Regreso a Barcelona y, sin darme cuenta, me incorporo precipitadamente y como un autómata al trabajo, es decir, trato a mi ciudad como a veces, por exceso de llaneza, nos comportamos con los amigos de siempre, o sea, sin disimulos ni protocolos. Reflexiono unos instantes y no me parece bien, por lo tanto, planeo una visita rápida al centro simplemente para saludarla y comprar algunas cosillas.
El modo de decirle hola a tu ciudad es un tema asombrosamente amplio. Hay muchas maneras de hacerlo; para mí la idónea es visitar alguno de sus espacios públicos más exclusivos. Estos territorios, sobradamente conocidos y simbólicos que, en definitiva, resumen la ciudad, me parecen los ideales para mostrar nuestra lealtad y rendirnos ante ella. Son lugares que representan al conjunto, una síntesis mucho más real que la simple suma de las partes, un resumen de la totalidad.
Después de nuestra ausencia estival, cuando paramos en ellos nos damos cuenta que hacía mucho tiempo que no los advertíamos y comprendemos que necesitamos percibir, explorar y a amar nuestro entorno urbano, o sea, nuestra ciudad. Cuando esto sucede, desaparece cualquier tipo de incertidumbre y percibimos una emoción de seguridad. Inmersos en estos espacios nos invade un equilibrio especial. Un equilibrio que proviene del sentimiento de propiedad. Aquel lugar nos incumbe, es nuestro. Nadie debe pensar que lo anteriormente expuesto ocurre sólo ante paisajes renacentistas o barrocos de calidad contrastada, en absoluto, una trama urbana cualquiera con una historia convivida, también induce a la sensación que me refiero.

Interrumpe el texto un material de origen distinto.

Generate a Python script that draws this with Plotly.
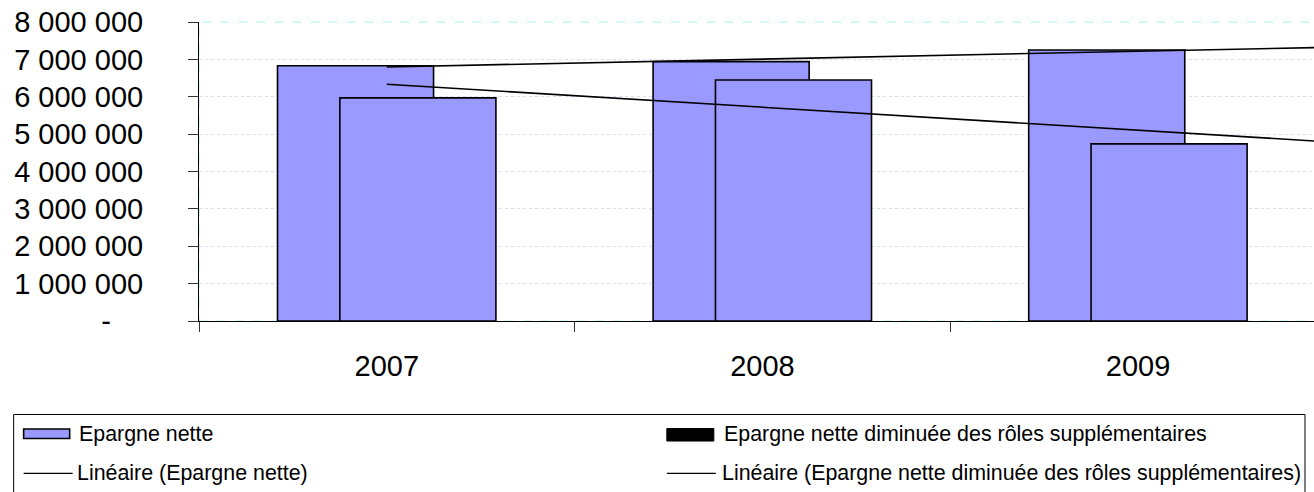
import numpy as np
import plotly.graph_objects as go

# ---- data ----
years = ["2007", "2008", "2009"]
epargne_nette = [6830000, 6940000, 7250000]
epargne_diminuee = [5970000, 6450000, 4740000]
y_tick_values = [0, 1000000, 2000000, 3000000, 4000000, 5000000, 6000000, 7000000, 8000000]
y_tick_labels = ["-\u00a0\u00a0\u00a0\u00a0", "1 000 000", "2 000 000", "3 000 000", "4 000 000",
                 "5 000 000", "6 000 000", "7 000 000", "8 000 000"]
series_names = [
    "Epargne nette",
    "Epargne nette diminuée des rôles supplémentaires",
    "Linéaire (Epargne nette)",
    "Linéaire (Epargne nette diminuée des rôles supplémentaires)",
]

# ---- geometry (pixels) ----
W, H = 1314, 492
LEFT, TOP = 199.3, 22.3
AXIS_Y = 320.7
plot_w = W - LEFT
plot_h = AXIS_Y - TOP
CAT_PX = 375.5
x_max = -0.5 + plot_w / CAT_PX

FONT = "Liberation Sans, Arial, sans-serif"
BAR_FILL = "#9999FF"

xpos = list(range(len(years)))


def px_x(px):
    return (px - LEFT) / plot_w


def px_y(py):
    return (AXIS_Y - py) / plot_h


fig = go.Figure()

fig.add_trace(go.Bar(
    x=xpos, y=epargne_nette, width=0.4155, offset=-0.291,
    marker=dict(color=BAR_FILL, line=dict(color="black", width=1.6)),
    name=series_names[0], showlegend=False,
))
fig.add_trace(go.Bar(
    x=xpos, y=epargne_diminuee, width=0.4155, offset=-0.125,
    marker=dict(color=BAR_FILL, line=dict(color="black", width=1.6)),
    name=series_names[1], showlegend=False,
))

# linear trend lines with half-period forward forecast
x_trend = [0, len(years) - 0.5]
for vals, name in ((epargne_nette, series_names[2]), (epargne_diminuee, series_names[3])):
    coef = np.polyfit(xpos, vals, 1)
    fig.add_trace(go.Scatter(
        x=x_trend, y=np.polyval(coef, x_trend), mode="lines",
        line=dict(color="black", width=1.6), name=name, showlegend=False,
        hoverinfo="skip",
    ))

shapes = [
    # plot-area border (light cyan dashed)
    dict(type="rect", xref="paper", yref="paper", x0=0, x1=1.05, y0=0, y1=1,
         line=dict(color="#A8F4F4", width=1.2, dash="dash"), layer="below"),
    # legend frame
    dict(type="rect", xref="paper", yref="paper",
         x0=px_x(14), x1=px_x(1305), y0=px_y(414), y1=px_y(530),
         line=dict(color="black", width=1), fillcolor="rgba(0,0,0,0)"),
    # legend swatches
    dict(type="rect", xref="paper", yref="paper",
         x0=px_x(24), x1=px_x(70), y0=px_y(428.5), y1=px_y(438),
         line=dict(color="black", width=1.6), fillcolor=BAR_FILL),
    dict(type="rect", xref="paper", yref="paper",
         x0=px_x(667), x1=px_x(714), y0=px_y(428), y1=px_y(440.5),
         line=dict(color="black", width=1), fillcolor="black"),
    dict(type="line", xref="paper", yref="paper",
         x0=px_x(24), x1=px_x(73), y0=px_y(472.7), y1=px_y(472.7),
         line=dict(color="black", width=1.3)),
    dict(type="line", xref="paper", yref="paper",
         x0=px_x(667), x1=px_x(716), y0=px_y(472.7), y1=px_y(472.7),
         line=dict(color="black", width=1.3)),
]

legend_text_pos = [(77, 433), (722, 433), (75, 472.5), (720, 472.5)]
annotations = [
    dict(text=name, xref="paper", yref="paper", x=px_x(tx), y=px_y(ty),
         xanchor="left", yanchor="middle", showarrow=False,
         font=dict(family=FONT, size=21.4, color="black"))
    for name, (tx, ty) in zip(series_names, legend_text_pos)
]

fig.update_layout(
    width=W, height=H,
    margin=dict(l=LEFT, r=0, t=TOP, b=H - AXIS_Y, pad=0),
    paper_bgcolor="white", plot_bgcolor="white",
    barmode="overlay",
    showlegend=False,
    shapes=shapes,
    annotations=annotations,
    font=dict(family=FONT, color="black"),
    xaxis=dict(
        range=[-0.5, x_max], tickmode="array", tickvals=xpos, ticktext=years,
        ticks="", showgrid=False, zeroline=False,
        showline=True, linecolor="black", linewidth=1,
        tickfont=dict(family=FONT, size=29, color="black"),
        ticklabelstandoff=19,
        minor=dict(tickmode="array", tickvals=[-0.5, 0.5, 1.5, 2.5], ticks="outside",
                   ticklen=10, tickcolor="#333333", tickwidth=1, showgrid=False),
        fixedrange=True,
    ),
    yaxis=dict(
        range=[0, 8000000], tickmode="array", tickvals=y_tick_values, ticktext=y_tick_labels,
        ticks="outside", ticklen=10, tickcolor="#333333", tickwidth=1,
        showgrid=True, gridcolor="#DCDCFA", griddash="dot", gridwidth=1,
        zeroline=False, showline=True, linecolor="black", linewidth=1,
        tickfont=dict(family=FONT, size=29, color="black"),
        ticklabelstandoff=39,
        fixedrange=True,
    ),
)

fig.write_html("out.html")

Durante esta visita sentimental, ese contacto rápido, he apreciado que durante el mes de Agosto en algunas de las calles más emblemáticas de mi ciudad hay demasiada gente; Barcelona está muy llena. El culto al turismo y a la cultura que defiende Richard Florida, y que siempre ha criticado Joel Kotkin, que asegura que las teorías del primero son la base de la decadencia de las grandes ciudades debería ir acompañado de normas de obligado cumplimiento a seguir por todos para que los espacios públicos no colapsen. Afortunadamente, el turismo y la cultura se han situado en el mismo centro de la economía local de muchas de nuestras ciudades y, así, vamos tirando, pero insisto, sería una pena que ahora nos convirtiéramos en un parque temático con muchos desalmados dentro que no saben comportarse. Deseo con fuerza que se garantice la convivencia en los espacios públicos de nuestras ciudades y que entre otras cosas se prohíba dormir en los bancos de las plazas y las calles, usar las vías públicas como una gran “toilette”, tirar latas y envases, negociar servicios sexuales retribuidos descaradamente o juegos que comporten apuestas con dinero o riesgo para la seguridad de las personas y bienes, y también otros divertimentos recientes como el desnudarse en la calle a pleno sol.
Es muy importante que estos espacios simbólicos a los que me he referido inicialmente tengan calidad. Recomendar aquí qué lugares de Barcelona son los mejores para saludarla sería entrar en un tema que a buen seguro necesitaría un libro entero. En cualquier caso, sea cual sea el rumbo, dejar de disfrutar del placer de visitar las calles de nuestra ciudad por culpa del turismo sería inadmisible.